Bill Maher joins the long list of liberals whose hate for Donald Trump causes them to say stupid shit. He has often condemned other liberals for giving Republicans bulletin board material by saying stupid shit, yet recently he could not help himself from doing the same. Human nature got the best of Bill when he surmised, if everybody else is saying stupid shit, so should I.
On the most recent episode of HBO’s Real Time with Bill Maher, Bills hatred for Donald Trump had him saying, “I hope for a recession in order to save the democracy.” A bold statement indeed. Bill’s estimated net worth is $100 million dollars.
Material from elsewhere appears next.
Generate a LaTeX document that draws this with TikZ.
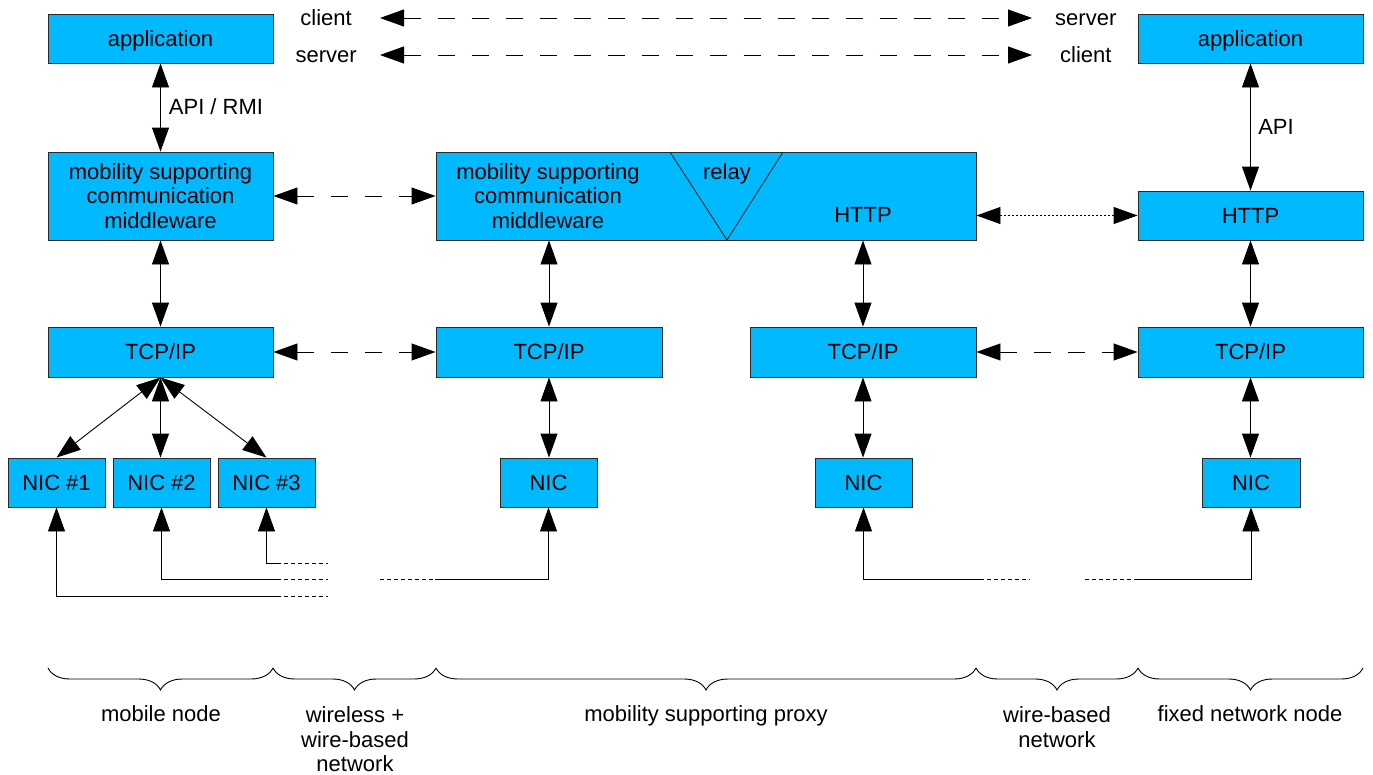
\documentclass[tikz,border=0pt]{standalone}
\usepackage{fontspec}
\setmainfont{Liberation Sans}
\usetikzlibrary{arrows.meta,decorations.pathreplacing}
\definecolor{boxblue}{RGB}{0,185,255}
\definecolor{boxline}{RGB}{40,40,40}
\begin{document}
\begin{tikzpicture}[x=1pt,y=-1pt,
  every node/.style={font=\fontsize{22}{24.5}\selectfont, text=black},
  box/.style={draw=boxline, fill=boxblue, line width=0.9pt, inner sep=0pt, align=center},
  plain/.style={inner sep=0pt, align=center},
  one/.style={text height=15.8pt, text depth=0pt},
  tipa/.tip={Triangle[length=24pt,width=17pt]},
  dbl/.style={line width=0.9pt, tipa-tipa},
  dbldash/.style={line width=0.9pt, tipa-tipa, dash pattern=on 17pt off 17pt},
  dbldot/.style={line width=0.9pt, tipa-tipa, dash pattern=on 2pt off 2pt},
  uparr/.style={line width=0.9pt, -tipa},
  wire/.style={line width=0.9pt},
  smalldash/.style={line width=0.9pt, dash pattern=on 4pt off 3pt},
  brc/.style={line width=0.9pt, decorate, decoration={brace, mirror, amplitude=22pt}}
]
\path[use as bounding box] (0,0) rectangle (1373,774);

% boxes
\node[box, one, minimum width=225pt, minimum height=49pt] (appL) at (160.5,38.5) {application};
\node[box, one, minimum width=225pt, minimum height=49pt] (appR) at (1250.5,38.5) {application};
\node[box, minimum width=225pt, minimum height=88pt] (mwL) at (160.5,196) {mobility supporting\\communication\\middleware};
\node[box, minimum width=540pt, minimum height=88pt] (proxy) at (706,196) {};
\node[box, one, minimum width=225pt, minimum height=49pt] (httpR) at (1250.5,215.5) {HTTP};
\node[box, one, minimum width=225pt, minimum height=50pt] (tcpL) at (160.5,352) {TCP/IP};
\node[box, one, minimum width=226pt, minimum height=50pt] (tcpP1) at (549,352) {TCP/IP};
\node[box, one, minimum width=226pt, minimum height=50pt] (tcpP2) at (863,352) {TCP/IP};
\node[box, one, minimum width=225pt, minimum height=50pt] (tcpR) at (1250.5,352) {TCP/IP};
\node[box, one, minimum width=97pt, minimum height=49pt] (nic1) at (56.5,482.5) {NIC \#1};
\node[box, one, minimum width=97pt, minimum height=49pt] (nic2) at (161.5,482.5) {NIC \#2};
\node[box, one, minimum width=97pt, minimum height=49pt] (nic3) at (266.5,482.5) {NIC \#3};
\node[box, one, minimum width=97pt, minimum height=49pt] (nicP1) at (548.5,482.5) {NIC};
\node[box, one, minimum width=97pt, minimum height=49pt] (nicP2) at (863.5,482.5) {NIC};
\node[box, one, minimum width=98pt, minimum height=49pt] (nicR) at (1251,482.5) {NIC};

% inside proxy box
\draw[line width=0.9pt, boxline] (670,152) -- (727,240) -- (783,152);
\node[plain] (mwP) at (548,196) {mobility supporting\\communication\\middleware};
\node[plain, one] (relay) at (727,172) {relay};
\node[plain, one] (httpP) at (863,215) {HTTP};

% top labels
\node[plain, one, anchor=east] (cl1) at (352,18) {client};
\node[plain, one, anchor=west] (sv1) at (1055,18) {server};
\node[plain, one, anchor=east] (sv2) at (357,55) {server};
\node[plain, one, anchor=west] (cl2) at (1060,55) {client};
\draw[dbldash, shorten <=28pt, shorten >=23pt] (cl1.east) -- (sv1.west);
\draw[dbldash, shorten <=23pt, shorten >=28pt] (sv2.east) -- (cl2.west);

% vertical connectors
\draw[dbl] (appL) -- (mwL);
\node[plain, one] (apirmi) at (216,107) {API / RMI};
\draw[dbl] (appR) -- (httpR);
\node[plain, one] (api) at (1276,127) {API};
\draw[dbl] (mwL) -- (tcpL);
\draw[dbl] (tcpP1.north |- proxy.south) -- (tcpP1.north);
\draw[dbl] (tcpP2.north |- proxy.south) -- (tcpP2.north);
\draw[dbl] (httpR) -- (tcpR);
\draw[dbl] (tcpL.south) -- (nic1.north);
\draw[dbl] (tcpL.south) -- (tcpL.south |- nic2.north);
\draw[dbl] (tcpL.south) -- (nic3.north);
\draw[dbl] (tcpP1.south) -- (tcpP1.south |- nicP1.north);
\draw[dbl] (tcpP2.south) -- (tcpP2.south |- nicP2.north);
\draw[dbl] (tcpR.south) -- (tcpR.south |- nicR.north);

% horizontal connectors
\draw[dbldash] (mwL.east) -- (proxy.west |- mwL.east);
\draw[dbldash] (tcpL) -- (tcpP1);
\draw[dbldash] (tcpP2) -- (tcpR);
\draw[dbldot] (proxy.east |- httpR.west) -- (httpR.west);

% bottom wires
\coordinate (w1a) at (277,596); \coordinate (w1b) at (328,596);
\coordinate (w2a) at (277,579); \coordinate (w2b) at (328,579);
\coordinate (w3a) at (277,563); \coordinate (w3b) at (328,563);
\coordinate (p1a) at (380,579); \coordinate (p1b) at (435,579);
\coordinate (p2a) at (980,579); \coordinate (p2b) at (1030,579);
\coordinate (r1a) at (1085,579); \coordinate (r1b) at (1137,579);
\draw[uparr] (w1a) -| (nic1.south);
\draw[uparr] (w2a) -| (nic2.south);
\draw[uparr] (w3a) -| (nic3.south);
\draw[smalldash] (w1a) -- (w1b);
\draw[smalldash] (w2a) -- (w2b);
\draw[smalldash] (w3a) -- (w3b);
\draw[smalldash] (p1a) -- (p1b);
\draw[uparr] (p1b) -| (nicP1.south);
\draw[uparr] (p2a) -| (nicP2.south);
\draw[smalldash] (p2a) -- (p2b);
\draw[smalldash] (r1a) -- (r1b);
\draw[uparr] (r1b) -| (nicR.south);

% braces
\coordinate (b0) at (48,668);
\coordinate (b1) at (273,668);
\coordinate (b2) at (436,668);
\coordinate (b3) at (976,668);
\coordinate (b4) at (1138,668);
\coordinate (b5) at (1363,668);
\draw[brc] (b0) -- (b1);
\draw[brc] (b1) -- (b2);
\draw[brc] (b2) -- (b3);
\draw[brc] (b3) -- (b4);
\draw[brc] (b4) -- (b5);
\node[plain, one] (lmn) at (161,714) {mobile node};
\node[plain] (lww) at (355,739.5) {wireless +\\wire-based\\network};
\node[plain, one] (lmp) at (706,714) {mobility supporting proxy};
\node[plain] (lwb) at (1057,727) {wire-based\\network};
\node[plain, one] (lfn) at (1250,714) {fixed network node};
\end{tikzpicture}
\end{document}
A recession would surely hurt.
If a recession were to occur Bill assumes that Donald Trump would then lose supporters and either get impeached or not get reelected. If Trump does get impeached, Bill has complete faith in Mike Pence to restore Americas honor.
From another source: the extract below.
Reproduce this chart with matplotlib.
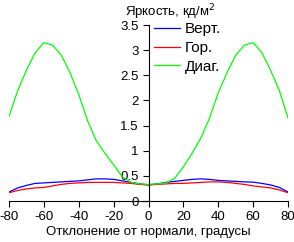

Bill said in part, “Mike Pence would govern with a strong Christian faith, making my life much better.” If impeachment doesn’t happen Bill said that Hillary couldn’t possibly lose again, “Could she?”
When asked, why would you wish a recession on so many Americans who are already living pay check to paycheck Bill said, “Sometimes in life we must make sacrifices, if rednecks have to eat at Taco Bell instead of Longhorn so be it.”
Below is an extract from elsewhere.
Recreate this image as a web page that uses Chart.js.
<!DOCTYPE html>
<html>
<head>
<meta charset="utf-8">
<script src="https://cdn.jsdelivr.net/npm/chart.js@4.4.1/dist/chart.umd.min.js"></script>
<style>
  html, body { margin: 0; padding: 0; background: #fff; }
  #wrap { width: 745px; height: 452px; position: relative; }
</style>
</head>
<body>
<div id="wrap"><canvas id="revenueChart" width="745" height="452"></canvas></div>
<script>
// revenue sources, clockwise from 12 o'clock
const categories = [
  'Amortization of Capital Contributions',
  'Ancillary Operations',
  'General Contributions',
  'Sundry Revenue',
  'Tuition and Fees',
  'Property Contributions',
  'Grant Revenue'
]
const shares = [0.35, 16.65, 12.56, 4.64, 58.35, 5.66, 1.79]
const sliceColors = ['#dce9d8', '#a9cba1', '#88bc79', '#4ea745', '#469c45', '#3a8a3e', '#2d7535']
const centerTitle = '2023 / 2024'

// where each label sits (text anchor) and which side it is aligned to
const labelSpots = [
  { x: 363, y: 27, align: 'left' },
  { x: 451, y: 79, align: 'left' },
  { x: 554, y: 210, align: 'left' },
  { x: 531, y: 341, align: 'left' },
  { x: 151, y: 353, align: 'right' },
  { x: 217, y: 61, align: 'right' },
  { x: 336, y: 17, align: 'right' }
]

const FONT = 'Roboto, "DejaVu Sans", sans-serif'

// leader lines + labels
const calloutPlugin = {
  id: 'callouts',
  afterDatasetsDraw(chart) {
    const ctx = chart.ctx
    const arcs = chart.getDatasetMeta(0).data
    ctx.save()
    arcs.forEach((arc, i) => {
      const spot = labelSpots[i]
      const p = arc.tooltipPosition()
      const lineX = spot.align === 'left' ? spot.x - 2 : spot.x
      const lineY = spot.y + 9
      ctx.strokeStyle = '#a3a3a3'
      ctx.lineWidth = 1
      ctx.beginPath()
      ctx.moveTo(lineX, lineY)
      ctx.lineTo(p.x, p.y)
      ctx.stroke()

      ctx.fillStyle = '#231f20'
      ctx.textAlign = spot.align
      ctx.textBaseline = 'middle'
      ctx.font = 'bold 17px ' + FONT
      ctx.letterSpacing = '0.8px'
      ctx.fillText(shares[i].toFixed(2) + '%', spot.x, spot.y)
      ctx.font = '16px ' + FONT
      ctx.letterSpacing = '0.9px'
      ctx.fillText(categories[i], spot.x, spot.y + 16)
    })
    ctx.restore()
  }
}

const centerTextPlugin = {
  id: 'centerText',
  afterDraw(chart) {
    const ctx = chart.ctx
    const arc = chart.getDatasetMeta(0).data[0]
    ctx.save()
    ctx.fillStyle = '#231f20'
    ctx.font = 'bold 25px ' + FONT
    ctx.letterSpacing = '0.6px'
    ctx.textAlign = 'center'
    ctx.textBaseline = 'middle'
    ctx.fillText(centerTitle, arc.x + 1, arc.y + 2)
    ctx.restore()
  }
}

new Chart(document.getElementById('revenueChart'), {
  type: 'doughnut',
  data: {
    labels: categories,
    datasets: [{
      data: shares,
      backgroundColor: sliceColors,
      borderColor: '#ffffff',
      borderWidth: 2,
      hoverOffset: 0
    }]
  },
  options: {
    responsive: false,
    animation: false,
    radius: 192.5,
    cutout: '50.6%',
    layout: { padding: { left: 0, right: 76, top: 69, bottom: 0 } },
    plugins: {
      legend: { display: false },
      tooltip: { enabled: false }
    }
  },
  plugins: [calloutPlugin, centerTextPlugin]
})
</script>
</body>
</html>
Big Mike from Slidell Louisiana said he takes his old lady to Longhorn once a month were she in turn gives him sweet lovin’. He says if there is a recession he won’t be able to get her a Renegade Sirloin let alone a Flo’s filet. He went on to say, “If you think a chalupa is going to get my Nancy to drop her panties you’ve got another thing coming.
Big Mike said instead of praying for a recession Bill Maher should offer to give up smoking weed. While it is unclear how Bill giving up smoking weed would help save the democracy Big Mike was adamant,
“If Bill Maher can stop riding the dankasaurus after he paints the windows shut so he can commence to banging grandma, maybe he wouldn’t say such stupid shit that’s going to negatively impact my life.”
Non-stoners everywhere said, “What?”
When Bill was asked if he would be willing to give up bromancing the stone, painting rainbows and burning down tress while praying to Buddha his response was shocking,
“If Donald Trump will start smoking weed, I will stop smoking weed. And tell Big Mike that if he and his old lady would hotbox the whip with a side of yabba dabba she’d let him fuck her while she eats the chalupa!”